ALEX SABINO SÃO PAULO, SP (FOLHAPRESS) – Jorge Sampaoli, 57, que será anunciado oficialmente até o início de junho como novo técnico da seleção argentina, tem uma tatuagem no antebraço esquerdo. “No escucho y sigo, porque mucho de lo que está prohibido me hace vivir” (“Não escuto e sigo, porque muito do que está proibido me faz viver”, em espanhol), diz o texto.
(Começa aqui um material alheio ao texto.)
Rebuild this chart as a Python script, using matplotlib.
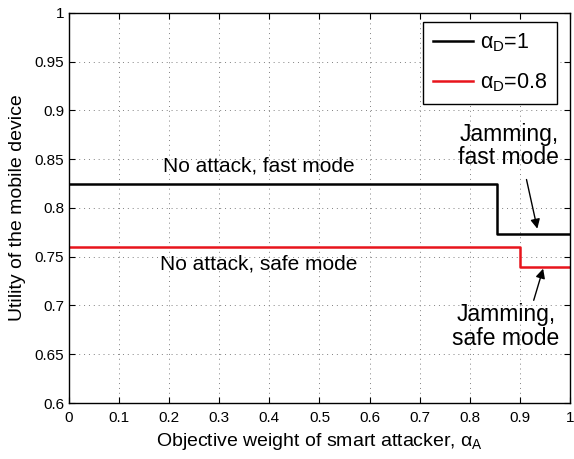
import matplotlib
matplotlib.use("Agg")
import matplotlib.pyplot as plt
import numpy as np

plt.rcParams['font.family'] = ['Liberation Sans', 'DejaVu Sans']
plt.rcParams['mathtext.fontset'] = 'custom'
plt.rcParams['mathtext.rm'] = 'Liberation Sans'
plt.rcParams['mathtext.it'] = 'Liberation Sans'

# step curves: x breakpoints and utility values
x_d1 = [0.0, 0.855, 0.855, 1.0]
u_d1 = [0.825, 0.825, 0.773, 0.773]
x_d08 = [0.0, 0.90, 0.90, 1.0]
u_d08 = [0.760, 0.760, 0.739, 0.739]

xticks = np.round(np.arange(0, 1.01, 0.1), 1)
yticks = np.round(np.arange(0.6, 1.001, 0.05), 2)
xtick_labels = ['0', '0.1', '0.2', '0.3', '0.4', '0.5', '0.6', '0.7', '0.8', '0.9', '1']
ytick_labels = ['0.6', '0.65', '0.7', '0.75', '0.8', '0.85', '0.9', '0.95', '1']

fig = plt.figure(figsize=(5.74, 4.59), dpi=100)
ax = fig.add_axes([0.1202, 0.122, 0.8728, 0.8497])

ax.plot(x_d1, u_d1, color='black', lw=1.8, label=r'$\alpha_D$=1')
ax.plot(x_d08, u_d08, color='#e8141c', lw=1.8, label=r'$\alpha_D$=0.8')

ax.set_xlim(0, 1)
ax.set_ylim(0.6, 1)
ax.set_xticks(xticks)
ax.set_xticklabels(xtick_labels)
ax.set_yticks(yticks)
ax.set_yticklabels(ytick_labels)
ax.tick_params(direction='in', labelsize=11, top=True, right=True, length=4)
ax.tick_params(axis='x', pad=6)
ax.grid(True, linestyle=(0, (1, 4)), color='#808080', lw=0.7)
for s in ax.spines.values():
    s.set_linewidth(1.0)

ax.set_xlabel(r'Objective weight of smart attacker, $\alpha_A$', fontsize=14, labelpad=4)
ax.set_ylabel('Utility of the mobile device', fontsize=14, labelpad=6)

leg = ax.legend(loc='upper right', fontsize=15.5, fancybox=False, edgecolor='black',
                framealpha=1, handlelength=1.9, handletextpad=0.3, borderpad=0.45,
                labelspacing=0.8, borderaxespad=0,
                bbox_to_anchor=(0.974, 0.977))
leg.get_frame().set_linewidth(1.0)

ax.text(0.379, 0.843, 'No attack, fast mode', fontsize=15, ha='center', va='center')
ax.text(0.379, 0.743, 'No attack, safe mode', fontsize=15, ha='center', va='center')
ax.text(0.878, 0.8636, 'Jamming,\nfast mode', fontsize=16.5, ha='center', va='center',
        linespacing=1.05)
ax.text(0.872, 0.678, 'Jamming,\nsafe mode', fontsize=16.5, ha='center', va='center',
        linespacing=1.05)
ax.annotate('', xy=(0.936, 0.776), xytext=(0.912, 0.832),
            arrowprops=dict(arrowstyle='-|>', color='black', lw=1.0, mutation_scale=14))
ax.annotate('', xy=(0.948, 0.7405), xytext=(0.926, 0.7026),
            arrowprops=dict(arrowstyle='-|>', color='black', lw=1.0, mutation_scale=14))

fig.savefig('out.png', dpi=100)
É o trecho de “Prohibido”, música da banda de rock Callejeros. O vocalista do grupo, Patricio “Pato” Fontanet, cumpre pena de sete anos na penitenciária de Ezeiza, em Buenos Aires, pela tragédia que ficou conhecida como Cromañon. Durante o show do conjunto em 2004, uma pessoa na plateia acendeu um sinalizador, causando pânico. Foi uma das maiores tragédias da história argentina, com 194 mortos e 1.400 feridos.
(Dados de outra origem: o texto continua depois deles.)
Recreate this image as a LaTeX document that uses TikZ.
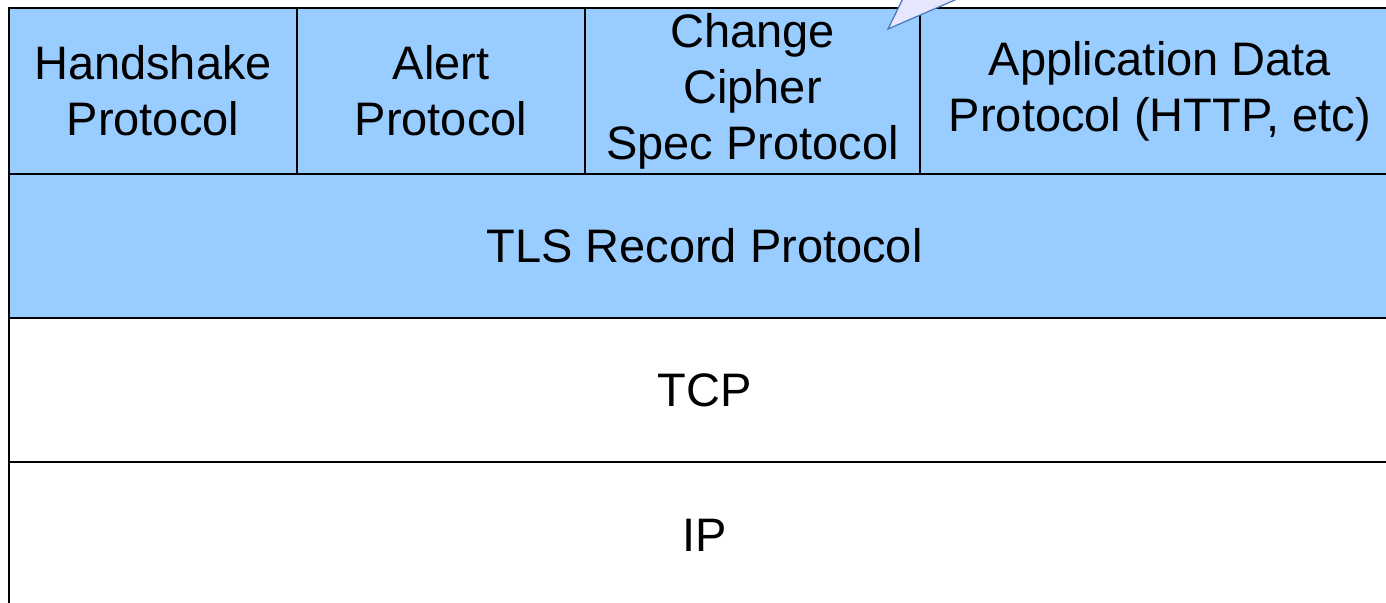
\documentclass[tikz,border=0pt]{standalone}
\usepackage{fontspec}
\setmainfont{Liberation Sans}
\usetikzlibrary{positioning}
\definecolor{layerblue}{HTML}{99CCFF}
\definecolor{calloutfill}{HTML}{E6E6FF}
\definecolor{calloutline}{HTML}{4A76B8}

\begin{document}
\begin{tikzpicture}[x=0.5pt, y=-0.5pt,
  layer/.style={draw=black, line width=0.9pt, inner sep=0pt, outer sep=0pt,
    align=center, font=\fontsize{23.5}{28}\selectfont},
  tlslayer/.style={layer, fill=layerblue},
  netlayer/.style={layer, fill=white}]
  \useasboundingbox (0,0) rectangle (1386,603);
  \clip (0,0) rectangle (1386,603);
  % upper protocols
  \node[tlslayer, minimum width=144pt, minimum height=83pt] (hs) at (153,91)
    {Handshake\\Protocol};
  \node[tlslayer, minimum width=144pt, minimum height=83pt, right=0pt of hs] (alert)
    {Alert\\Protocol};
  \node[tlslayer, minimum width=167.5pt, minimum height=83pt, right=0pt of alert] (ccs)
    {Change\\Cipher\\Spec Protocol};
  \node[tlslayer, minimum width=240pt, minimum height=83pt, right=0pt of ccs] (app)
    {Application Data\\Protocol (HTTP, etc)};
  % record layer
  \node[tlslayer, minimum width=695.5pt, minimum height=72pt, anchor=north west] (rec)
    at (hs.south west) {TLS Record Protocol};
  % transport and network
  \node[netlayer, minimum width=695.5pt, minimum height=72pt, below=0pt of rec] (tcp) {TCP};
  \node[netlayer, minimum width=695.5pt, minimum height=73pt, below=0pt of tcp] (ip) {IP};
  % callout pointer
  \coordinate (tip) at (888,29);
  \fill[calloutfill, draw=calloutline, line width=0.6pt]
    (tip) -- (912,-20) -- (1001,-20) -- cycle;
\end{tikzpicture}
\end{document}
Sampaoli é amigo de Fontanet e lidera, já há alguns anos, campanha pela sua libertação. É uma fixação que se encaixa sob medida na personalidade obsessiva do técnico que terá a missão de levar a Argentina para a Copa do Mundo de 2018, na Rússia.

O Sevilla, time espanhol no qual o treinador trabalhava, anunciou nesta sexta-feira (26) que chegou a um acordo com a AFA (Associação do Futebol Argentino) para rescindir o contrato do técnico.
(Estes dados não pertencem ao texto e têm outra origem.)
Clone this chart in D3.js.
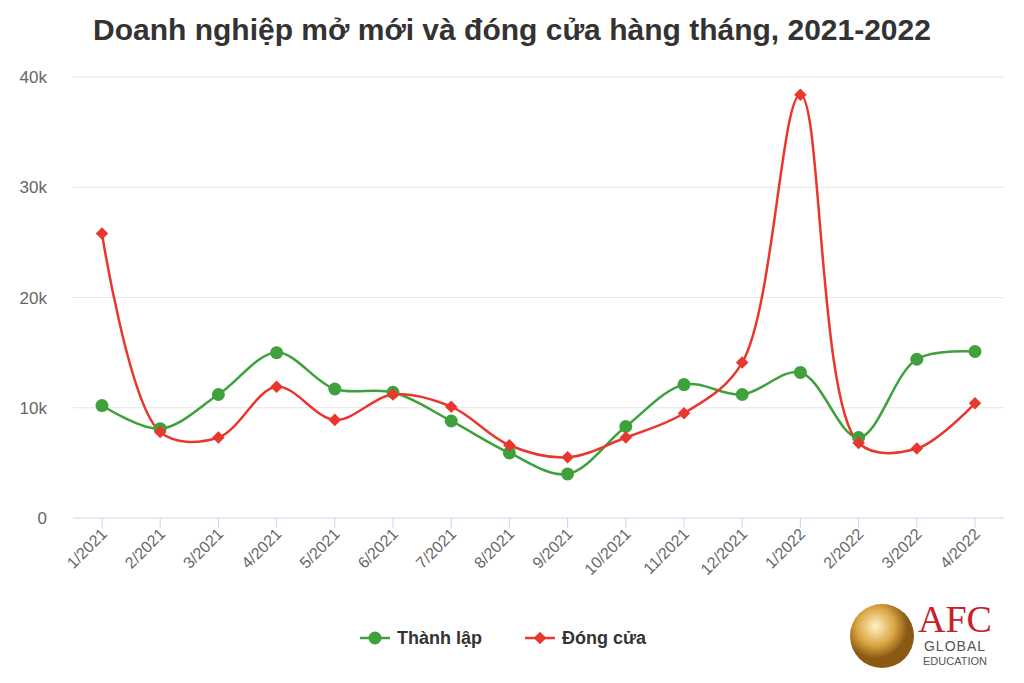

“Não basta eu dizer que Sampaoli vive futebol. Isso não lhe faria justiça. Ele sabe o que acontece em todos lugares e com todos os jogadores. É inacreditável”, disse Arturo Vidal, seu comandado na seleção chilena.

Jogador que teve de abandonar a carreira aos 20 anos após fratura na tíbia, Sampaoli é escolha quase unânime entre dirigentes e preferido dos torcedores, mas não conta com a simpatia de colegas.

“Se Sampaoli é o melhor técnico para assumir a seleção, acho que precisamos encerrar a escola de treinadores no país e começar tudo de novo”, disse Carlos Bilardo, que levou à Argentina ao título mundial de 1986 e ao vice em 1990. “O que ele ganhou? É muita fumaça e pouco fogo.”

Sampaoli foi campeão chileno e da Copa Sul-Americana com a Universidad de Chile. Com a seleção desse país, conquistou o inédito título da Copa América, em 2015.

Não havia como duas pessoas como Sampaoli e Bilardo se entenderem. O primeiro proibiu os atletas de fazerem sexo durante a Copa do Mundo de 2014. O segundo, quando comandava o Estudiantes, insistia que jovens jogadores cortassem troncos de árvores com machados para “ganharem músculos”.

Sampaoli é fã confesso de Marcelo Bielsa, discípulo do técnico Cesar Menotti, campeão mundial em 1978. Sua admiração é tão grande que, ao encontrá-lo pela primeira vez, emudeceu. Uma loucura que até “El Loco” Bielsa achou estranho.

Menotti é inimigo de Bilardo. Outros treinadores acham Sampaoli antipático e inacessível. Já poderia ter sido o escolhido para dirigir a seleção em julho de 2016, mas o ocupante do cargo, Gerardo “Tata” Martino, fez de tudo para que isso não acontecesse.

Victor Taboada, gerente da AFA, chegou a lhe oferecer o emprego. À espera da vaga, Sampaoli negociava também com o Sevilla. Martino adiou a saída até que o colega resolvesse que não poderia mais esperar.

Oito dias depois de Sampaoli assinar com o clube espanhol, Tata comunicou que deixaria o cargo. Ter vontade de ferro e convicções imutáveis será um cenário interessante na Argentina, que mantém a mesma base desde a Copa de 2010.

Para parte da imprensa local, a equipe se tornou uma confraria capitaneada por Messi e Mascherano. Mas ninguém, em sã consciência, defende a ideia de que ambos sejam excluídos das convocações.

Suas equipes têm estilo vertical, direto, sem jamais renunciar ao jogo ofensivo. Foi assim que o Chile de Sampaoli quase eliminou o Brasil nas oitavas de final da última Copa de 2014. No último lance da prorrogação, Pinilla acertou um chute no travessão. A seleção brasileira venceu nos pênaltis.

Mesmo na época, já havia um lobby por Sampaoli na AFA. Agora não há nenhum Martino para atrapalhar.